- [Exercise]: Print the listing in its entirety and exactly, leaving out images.
** start **
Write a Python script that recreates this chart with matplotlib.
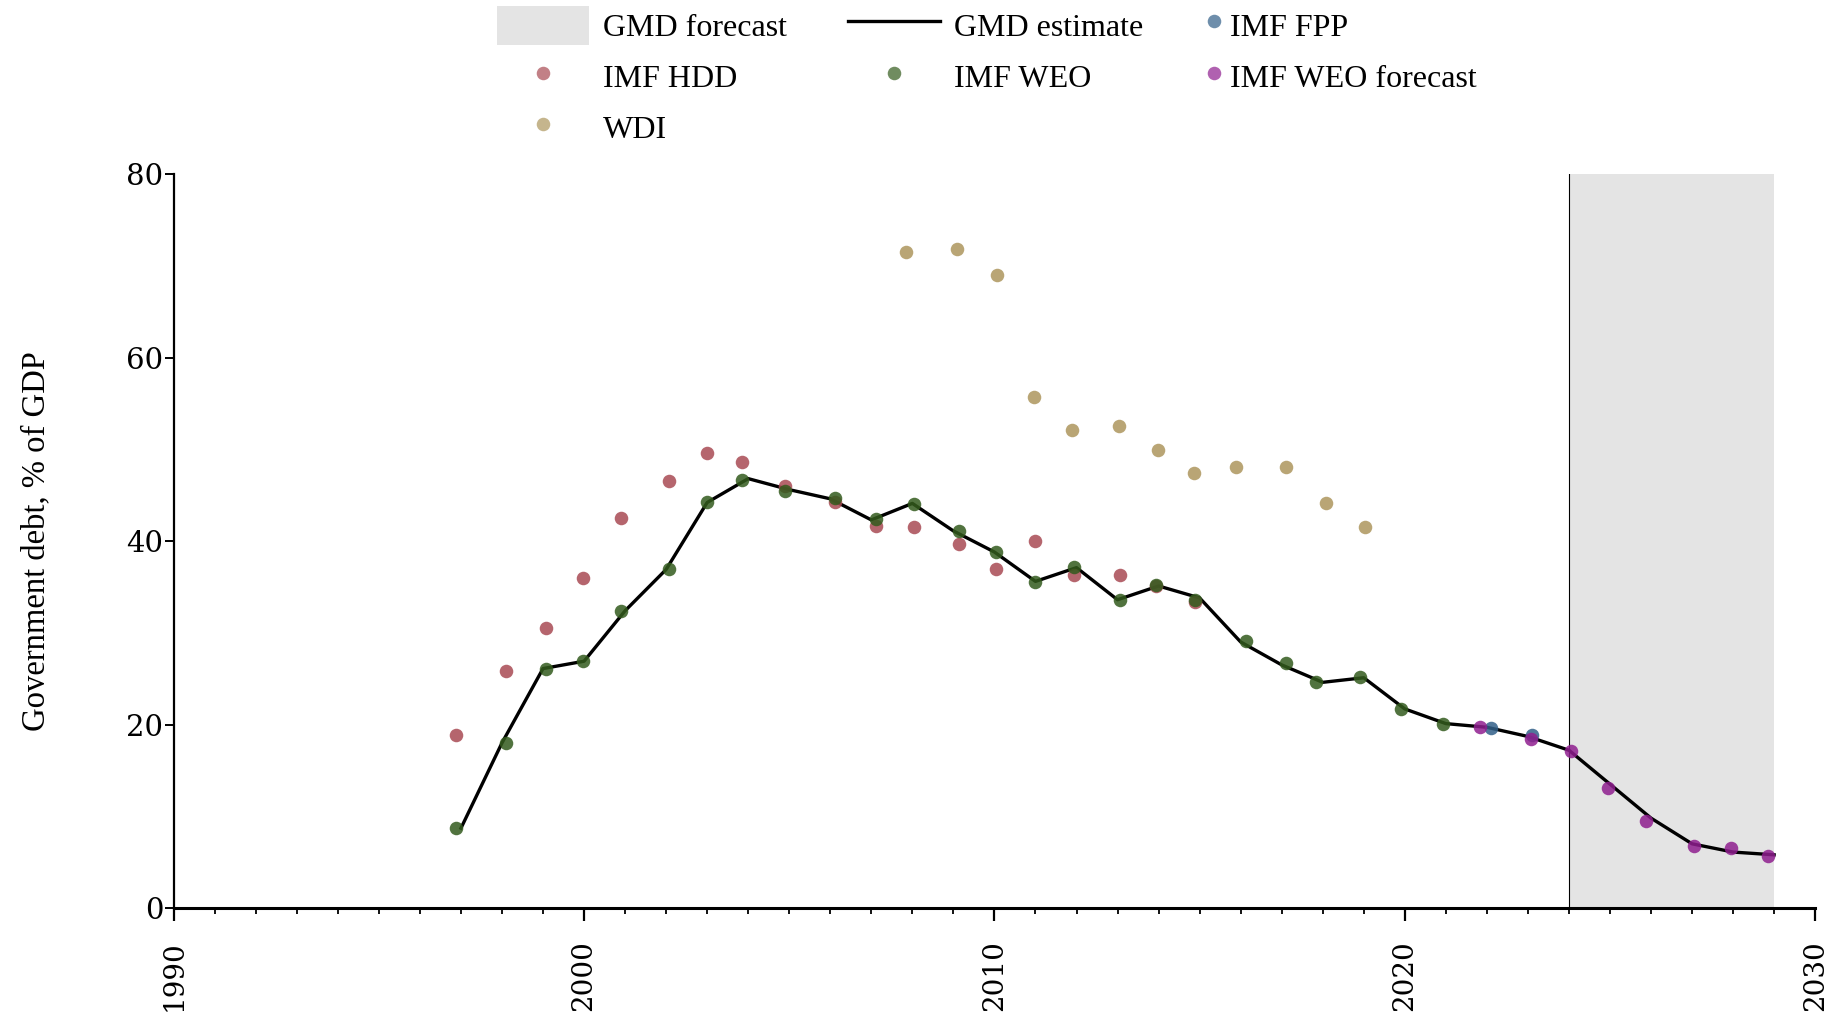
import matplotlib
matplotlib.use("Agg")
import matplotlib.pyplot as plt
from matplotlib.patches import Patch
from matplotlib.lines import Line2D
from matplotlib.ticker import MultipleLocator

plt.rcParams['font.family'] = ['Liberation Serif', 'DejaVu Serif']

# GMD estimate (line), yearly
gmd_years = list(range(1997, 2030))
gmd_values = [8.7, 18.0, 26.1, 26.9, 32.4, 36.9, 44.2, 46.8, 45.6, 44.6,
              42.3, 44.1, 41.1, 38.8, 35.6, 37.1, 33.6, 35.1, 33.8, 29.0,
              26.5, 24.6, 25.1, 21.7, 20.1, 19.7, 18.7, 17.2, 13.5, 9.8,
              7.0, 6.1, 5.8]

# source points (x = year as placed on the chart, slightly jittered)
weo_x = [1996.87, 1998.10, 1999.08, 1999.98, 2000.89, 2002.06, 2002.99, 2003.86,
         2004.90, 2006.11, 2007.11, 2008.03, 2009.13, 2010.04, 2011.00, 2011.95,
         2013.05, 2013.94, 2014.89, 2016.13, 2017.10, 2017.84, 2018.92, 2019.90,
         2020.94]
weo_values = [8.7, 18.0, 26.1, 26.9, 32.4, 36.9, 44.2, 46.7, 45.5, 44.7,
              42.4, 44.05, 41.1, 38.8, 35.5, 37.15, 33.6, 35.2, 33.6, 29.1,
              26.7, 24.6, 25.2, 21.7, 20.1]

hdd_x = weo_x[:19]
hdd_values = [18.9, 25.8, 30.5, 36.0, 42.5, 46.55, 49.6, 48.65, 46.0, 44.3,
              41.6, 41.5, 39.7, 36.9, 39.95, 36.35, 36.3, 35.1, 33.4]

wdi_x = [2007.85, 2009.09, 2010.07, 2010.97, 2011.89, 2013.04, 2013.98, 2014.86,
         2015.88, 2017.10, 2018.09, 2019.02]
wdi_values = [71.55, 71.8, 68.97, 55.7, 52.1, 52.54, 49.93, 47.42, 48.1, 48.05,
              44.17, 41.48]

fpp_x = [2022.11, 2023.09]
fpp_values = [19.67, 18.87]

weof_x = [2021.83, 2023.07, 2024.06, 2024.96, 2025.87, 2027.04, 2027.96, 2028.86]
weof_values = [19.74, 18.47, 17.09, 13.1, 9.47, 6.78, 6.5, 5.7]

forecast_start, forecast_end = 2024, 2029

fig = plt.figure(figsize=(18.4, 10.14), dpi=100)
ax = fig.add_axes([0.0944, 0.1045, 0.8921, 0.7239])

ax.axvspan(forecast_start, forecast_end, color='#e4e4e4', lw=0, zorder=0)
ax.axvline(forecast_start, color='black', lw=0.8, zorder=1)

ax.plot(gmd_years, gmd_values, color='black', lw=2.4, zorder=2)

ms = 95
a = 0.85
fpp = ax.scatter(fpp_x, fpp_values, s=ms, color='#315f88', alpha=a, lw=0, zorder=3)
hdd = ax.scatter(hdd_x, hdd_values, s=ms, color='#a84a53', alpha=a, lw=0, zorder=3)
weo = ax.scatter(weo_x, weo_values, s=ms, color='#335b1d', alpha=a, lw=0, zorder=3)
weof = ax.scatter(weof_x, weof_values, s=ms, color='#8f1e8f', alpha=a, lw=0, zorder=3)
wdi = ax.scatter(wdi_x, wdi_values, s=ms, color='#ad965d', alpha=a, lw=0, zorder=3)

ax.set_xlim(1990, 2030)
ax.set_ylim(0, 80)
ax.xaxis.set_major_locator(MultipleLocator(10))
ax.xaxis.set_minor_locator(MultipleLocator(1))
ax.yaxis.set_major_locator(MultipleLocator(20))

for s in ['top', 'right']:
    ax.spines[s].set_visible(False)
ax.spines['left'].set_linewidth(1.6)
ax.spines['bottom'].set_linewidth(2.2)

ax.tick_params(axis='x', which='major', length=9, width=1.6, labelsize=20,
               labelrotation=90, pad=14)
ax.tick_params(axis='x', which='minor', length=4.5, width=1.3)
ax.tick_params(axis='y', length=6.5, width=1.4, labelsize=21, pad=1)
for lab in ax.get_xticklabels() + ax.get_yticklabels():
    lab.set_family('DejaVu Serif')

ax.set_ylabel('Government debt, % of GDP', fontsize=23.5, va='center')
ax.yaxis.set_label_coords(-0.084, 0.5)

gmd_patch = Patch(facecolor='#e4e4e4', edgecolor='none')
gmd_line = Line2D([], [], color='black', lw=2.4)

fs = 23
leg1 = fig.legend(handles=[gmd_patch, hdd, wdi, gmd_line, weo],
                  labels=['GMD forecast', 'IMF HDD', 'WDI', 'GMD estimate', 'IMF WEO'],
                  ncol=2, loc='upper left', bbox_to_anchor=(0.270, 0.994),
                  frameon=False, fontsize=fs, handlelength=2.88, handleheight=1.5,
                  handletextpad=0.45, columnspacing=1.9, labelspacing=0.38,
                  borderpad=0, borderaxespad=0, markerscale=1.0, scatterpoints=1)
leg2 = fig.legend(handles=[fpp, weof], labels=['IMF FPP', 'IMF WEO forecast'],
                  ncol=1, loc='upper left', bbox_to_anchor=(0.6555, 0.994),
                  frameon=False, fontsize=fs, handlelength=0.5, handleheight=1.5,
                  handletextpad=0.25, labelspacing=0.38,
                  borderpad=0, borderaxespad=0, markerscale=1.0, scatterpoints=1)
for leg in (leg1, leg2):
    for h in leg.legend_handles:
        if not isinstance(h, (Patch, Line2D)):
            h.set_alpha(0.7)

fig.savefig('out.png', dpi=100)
** end **
- [Exercise answer]:
Write a Python script that recreates this chart with matplotlib.
import matplotlib
matplotlib.use("Agg")
import matplotlib.pyplot as plt
from matplotlib.patches import Patch
from matplotlib.lines import Line2D
from matplotlib.ticker import MultipleLocator

plt.rcParams['font.family'] = ['Liberation Serif', 'DejaVu Serif']

# GMD estimate (line), yearly
gmd_years = list(range(1997, 2030))
gmd_values = [8.7, 18.0, 26.1, 26.9, 32.4, 36.9, 44.2, 46.8, 45.6, 44.6,
              42.3, 44.1, 41.1, 38.8, 35.6, 37.1, 33.6, 35.1, 33.8, 29.0,
              26.5, 24.6, 25.1, 21.7, 20.1, 19.7, 18.7, 17.2, 13.5, 9.8,
              7.0, 6.1, 5.8]

# source points (x = year as placed on the chart, slightly jittered)
weo_x = [1996.87, 1998.10, 1999.08, 1999.98, 2000.89, 2002.06, 2002.99, 2003.86,
         2004.90, 2006.11, 2007.11, 2008.03, 2009.13, 2010.04, 2011.00, 2011.95,
         2013.05, 2013.94, 2014.89, 2016.13, 2017.10, 2017.84, 2018.92, 2019.90,
         2020.94]
weo_values = [8.7, 18.0, 26.1, 26.9, 32.4, 36.9, 44.2, 46.7, 45.5, 44.7,
              42.4, 44.05, 41.1, 38.8, 35.5, 37.15, 33.6, 35.2, 33.6, 29.1,
              26.7, 24.6, 25.2, 21.7, 20.1]

hdd_x = weo_x[:19]
hdd_values = [18.9, 25.8, 30.5, 36.0, 42.5, 46.55, 49.6, 48.65, 46.0, 44.3,
              41.6, 41.5, 39.7, 36.9, 39.95, 36.35, 36.3, 35.1, 33.4]

wdi_x = [2007.85, 2009.09, 2010.07, 2010.97, 2011.89, 2013.04, 2013.98, 2014.86,
         2015.88, 2017.10, 2018.09, 2019.02]
wdi_values = [71.55, 71.8, 68.97, 55.7, 52.1, 52.54, 49.93, 47.42, 48.1, 48.05,
              44.17, 41.48]

fpp_x = [2022.11, 2023.09]
fpp_values = [19.67, 18.87]

weof_x = [2021.83, 2023.07, 2024.06, 2024.96, 2025.87, 2027.04, 2027.96, 2028.86]
weof_values = [19.74, 18.47, 17.09, 13.1, 9.47, 6.78, 6.5, 5.7]

forecast_start, forecast_end = 2024, 2029

fig = plt.figure(figsize=(18.4, 10.14), dpi=100)
ax = fig.add_axes([0.0944, 0.1045, 0.8921, 0.7239])

ax.axvspan(forecast_start, forecast_end, color='#e4e4e4', lw=0, zorder=0)
ax.axvline(forecast_start, color='black', lw=0.8, zorder=1)

ax.plot(gmd_years, gmd_values, color='black', lw=2.4, zorder=2)

ms = 95
a = 0.85
fpp = ax.scatter(fpp_x, fpp_values, s=ms, color='#315f88', alpha=a, lw=0, zorder=3)
hdd = ax.scatter(hdd_x, hdd_values, s=ms, color='#a84a53', alpha=a, lw=0, zorder=3)
weo = ax.scatter(weo_x, weo_values, s=ms, color='#335b1d', alpha=a, lw=0, zorder=3)
weof = ax.scatter(weof_x, weof_values, s=ms, color='#8f1e8f', alpha=a, lw=0, zorder=3)
wdi = ax.scatter(wdi_x, wdi_values, s=ms, color='#ad965d', alpha=a, lw=0, zorder=3)

ax.set_xlim(1990, 2030)
ax.set_ylim(0, 80)
ax.xaxis.set_major_locator(MultipleLocator(10))
ax.xaxis.set_minor_locator(MultipleLocator(1))
ax.yaxis.set_major_locator(MultipleLocator(20))

for s in ['top', 'right']:
    ax.spines[s].set_visible(False)
ax.spines['left'].set_linewidth(1.6)
ax.spines['bottom'].set_linewidth(2.2)

ax.tick_params(axis='x', which='major', length=9, width=1.6, labelsize=20,
               labelrotation=90, pad=14)
ax.tick_params(axis='x', which='minor', length=4.5, width=1.3)
ax.tick_params(axis='y', length=6.5, width=1.4, labelsize=21, pad=1)
for lab in ax.get_xticklabels() + ax.get_yticklabels():
    lab.set_family('DejaVu Serif')

ax.set_ylabel('Government debt, % of GDP', fontsize=23.5, va='center')
ax.yaxis.set_label_coords(-0.084, 0.5)

gmd_patch = Patch(facecolor='#e4e4e4', edgecolor='none')
gmd_line = Line2D([], [], color='black', lw=2.4)

fs = 23
leg1 = fig.legend(handles=[gmd_patch, hdd, wdi, gmd_line, weo],
                  labels=['GMD forecast', 'IMF HDD', 'WDI', 'GMD estimate', 'IMF WEO'],
                  ncol=2, loc='upper left', bbox_to_anchor=(0.270, 0.994),
                  frameon=False, fontsize=fs, handlelength=2.88, handleheight=1.5,
                  handletextpad=0.45, columnspacing=1.9, labelspacing=0.38,
                  borderpad=0, borderaxespad=0, markerscale=1.0, scatterpoints=1)
leg2 = fig.legend(handles=[fpp, weof], labels=['IMF FPP', 'IMF WEO forecast'],
                  ncol=1, loc='upper left', bbox_to_anchor=(0.6555, 0.994),
                  frameon=False, fontsize=fs, handlelength=0.5, handleheight=1.5,
                  handletextpad=0.25, labelspacing=0.38,
                  borderpad=0, borderaxespad=0, markerscale=1.0, scatterpoints=1)
for leg in (leg1, leg2):
    for h in leg.legend_handles:
        if not isinstance(h, (Patch, Line2D)):
            h.set_alpha(0.7)

fig.savefig('out.png', dpi=100)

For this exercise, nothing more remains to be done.